We would like to contribute to the conference with a session on financial history entitled "The territorial state and the creation of an integrated monetary and financial space in the 19th century".
Session organisers: Maria Stella Chiaruttini, Clemens Jobst.
For modern historians the 19th century has been an era of nation building, while financial historians regard it as the formative period of modern financial markets. The development of new financial institutions and instruments was a genuinely transnational phenomenon. At the same time, however, financial development often intermingled with state formation, as states aimed at creating integrated domestic markets to further economic growth. Moreover, the establishment of new territorial states like Germany or Italy created, by definition, new markets by integrating within a common legislative and economic framework different territories that had been previously independent or belonged to other states and economic systems.
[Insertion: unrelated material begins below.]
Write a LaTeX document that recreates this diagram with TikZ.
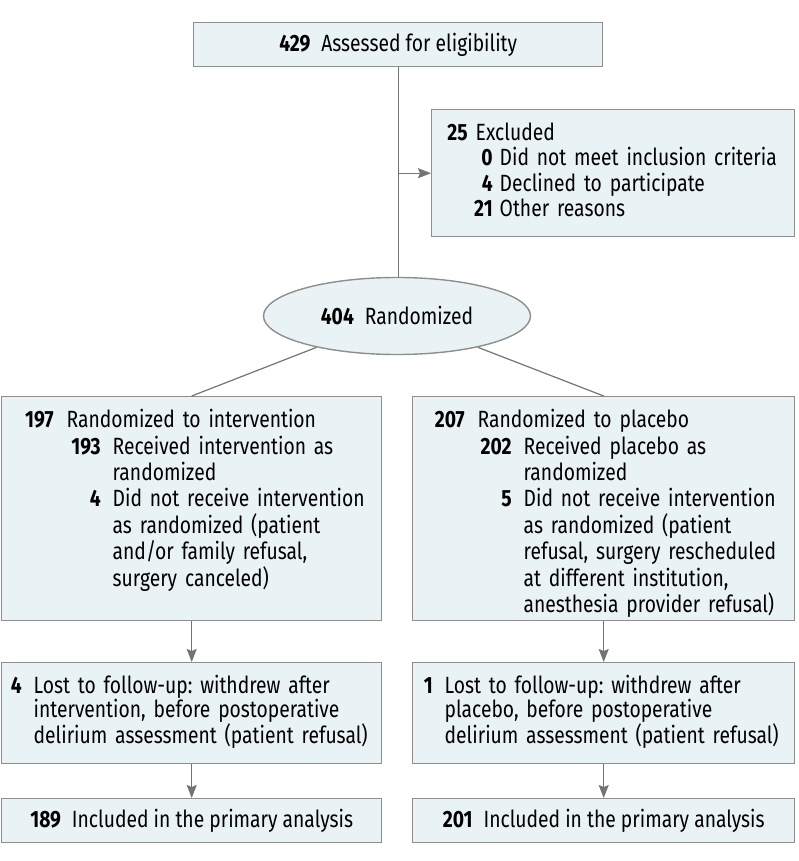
\documentclass[tikz,border=0pt]{standalone}
\usepackage{fontspec}
\setmainfont{Fira Sans}[FakeStretch=0.82]
\usetikzlibrary{calc,arrows.meta,shapes.geometric}

\definecolor{boxfill}{HTML}{E9F2F4}
\definecolor{boxline}{HTML}{8E8E8E}
\definecolor{flowline}{HTML}{747474}

\tikzset{
  box/.style = {draw = boxline, fill = boxfill, line width = 1.4pt, rectangle, inner sep = 0pt, anchor = north west},
  flow/.style = {draw = flowline, line width = 1.2pt},
  flowarrow/.style = {flow, -{Stealth[length = 13pt, width = 10pt, inset = 2pt]}},
}

% number + gap, numbers right aligned
\newcommand{\num}[3]{\makebox[#1][r]{\bfseries #2}\hspace*{#3}}
\frenchspacing

\begin{document}
\begin{tikzpicture}[x = 1pt, y = -1pt, font = \fontsize{23.5}{26.4}\selectfont]
        \path[use as bounding box](0,0)rectangle(798,861);
        % corners
        \coordinate(E1)at(193,22);
        \coordinate(X1)at(431,109);
        \coordinate(R0)at(397,316);
        \coordinate(L1)at(1,396);
        \coordinate(P1)at(412,396);
        \coordinate(L2)at(1,662);
        \coordinate(P2)at(412,662);
        \coordinate(L3)at(1,798);
        \coordinate(P3)at(412,798);
        % 上
        \node[box, minimum width = 409pt, minimum height = 44pt, align = center](elig)at(E1)
            {\textbf{429}\hspace{11pt}Assessed for eligibility};
        \node[box, minimum width = 363pt, text height = 31pt, text depth = 96pt, text width = 363pt, align = left,
              font = \fontsize{23.5}{25.3}\selectfont](excl)at(X1)
            {\num{36pt}{25}{8pt}Excluded\\
             \hspace*{36pt}\num{25pt}{0}{7pt}Did not meet inclusion criteria\\
             \hspace*{36pt}\num{25pt}{4}{7pt}Declined to participate\\
             \hspace*{36pt}\num{25pt}{21}{7pt}Other reasons};
        \node[ellipse, draw = boxline, fill = boxfill, line width = 1.4pt, inner sep = 0pt,
              minimum width = 267pt, minimum height = 77pt](rand)at(R0)
            {\textbf{404}\hspace{11pt}Randomized};
        % 中
        \node[box, minimum width = 380pt, text height = 31pt, text depth = 193pt, text width = 380pt, align = left](intv)at(L1)
            {\num{52pt}{197}{13pt}Randomized to intervention\\
             \hspace*{52pt}\num{47pt}{193}{12pt}Received intervention as\\
             \hspace*{111pt}randomized\\
             \hspace*{52pt}\num{47pt}{4}{12pt}Did not receive intervention\\
             \hspace*{111pt}as randomized (patient\\
             \hspace*{111pt}and/or family refusal,\\
             \hspace*{111pt}surgery canceled)};
        \node[box, minimum width = 382pt, text height = 31pt, text depth = 193pt, text width = 382pt, align = left](plac)at(P1)
            {\num{52pt}{207}{13pt}Randomized to placebo\\
             \hspace*{52pt}\num{47pt}{202}{12pt}Received placebo as\\
             \hspace*{111pt}randomized\\
             \hspace*{52pt}\num{47pt}{5}{12pt}Did not receive intervention\\
             \hspace*{111pt}as randomized (patient\\
             \hspace*{111pt}refusal, surgery rescheduled\\
             \hspace*{111pt}at different institution,\\
             \hspace*{111pt}anesthesia provider refusal)};
        % 下
        \node[box, minimum width = 380pt, text height = 31pt, text depth = 70pt, text width = 380pt, align = left,
              font = \fontsize{23.5}{23.5}\selectfont](lostI)at(L2)
            {\num{20pt}{4}{12pt}Lost to follow-up: withdrew after\\
             \hspace*{32pt}intervention, before postoperative\\
             \hspace*{32pt}delirium assessment (patient refusal)};
        \node[box, minimum width = 382pt, text height = 31pt, text depth = 70pt, text width = 382pt, align = left,
              font = \fontsize{23.5}{23.5}\selectfont](lostP)at(P2)
            {\num{20pt}{1}{12pt}Lost to follow-up: withdrew after\\
             \hspace*{32pt}placebo, before postoperative\\
             \hspace*{32pt}delirium assessment (patient refusal)};
        \node[box, minimum width = 380pt, minimum height = 44pt, align = center](inclI)at(L3)
            {\textbf{189}\hspace{11pt}Included in the primary analysis};
        \node[box, minimum width = 382pt, minimum height = 44pt, align = center](inclP)at(P3)
            {\textbf{201}\hspace{11pt}Included in the primary analysis};
        % lines
        \path[flow](elig.south)to(elig.south |- rand.north);
        \path[flowarrow](elig.south |- excl.west)to(excl.west);
        \path[flow](rand)to(intv.north);
        \path[flow](rand)to(plac.north);
        \path[flowarrow](intv.south)to(lostI.north);
        \path[flowarrow](plac.south)to(lostP.north);
        \path[flowarrow](lostI.south)to(inclI.north);
        \path[flowarrow](lostP.south)to(inclP.north);
    \end{tikzpicture}
\end{document}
In terms of money, state building in the 19th century coincided with the creation of standardised, national currency systems replacing the monetary heterogeneity within state borders prevalent in previous times. But political and financial integration did not always proceed hand in hand, especially as regards banking, which proved a contentious issue. The creation of a uniform, centralised national banking system could level the playing field between regions, doing away with interest rate differentials, encouraging capital flows and fostering growth in both core and peripheral areas. However, the outflow of savings and the centralisation of economic decision making could also rekindle local resistance to the state’s centralising attempts. Discontent could focus on the new national state and its relationship with big financial players, as was the case in Italy, or be framed in terms of national discrimination, as in the Habsburg monarchy.
With this backdrop in mind, in this session we would like to explore in a comparative perspective questions of banking and monetary integration related to the territorial dimension of the state that have received only scant attention so far, namely
- the challenges of providing a uniform and standardised supply of coins and notes in both newly formed and pre-existing territorial states
- the creation of state-wide payment and clearing Systems
- the role played by banks and monetary reforms in shaping a common financial market
- the regional dimension of commercial and central banking: the creation of bank branch networks, their aims, governance and business practices in relationship with local business communities as well as with the local and central authorities
- the regional banking policies of the state and their possibly conflicting goals (e.g. local economic development, support to fiscal or monetary policies, sharing of power between central government and local elites).
We welcome contributions on all countries from the late 18th to the early 20th century. We also warmly encourage submissions from young scholars.
If you are interested, please send us – either in German or English – a short CV together with a provisional title and abstract (around 200 words) of your contribution by 17 August 2020. The submission of the entire panel comprising 3–4 papers for the conference is then due on 28 September 2020.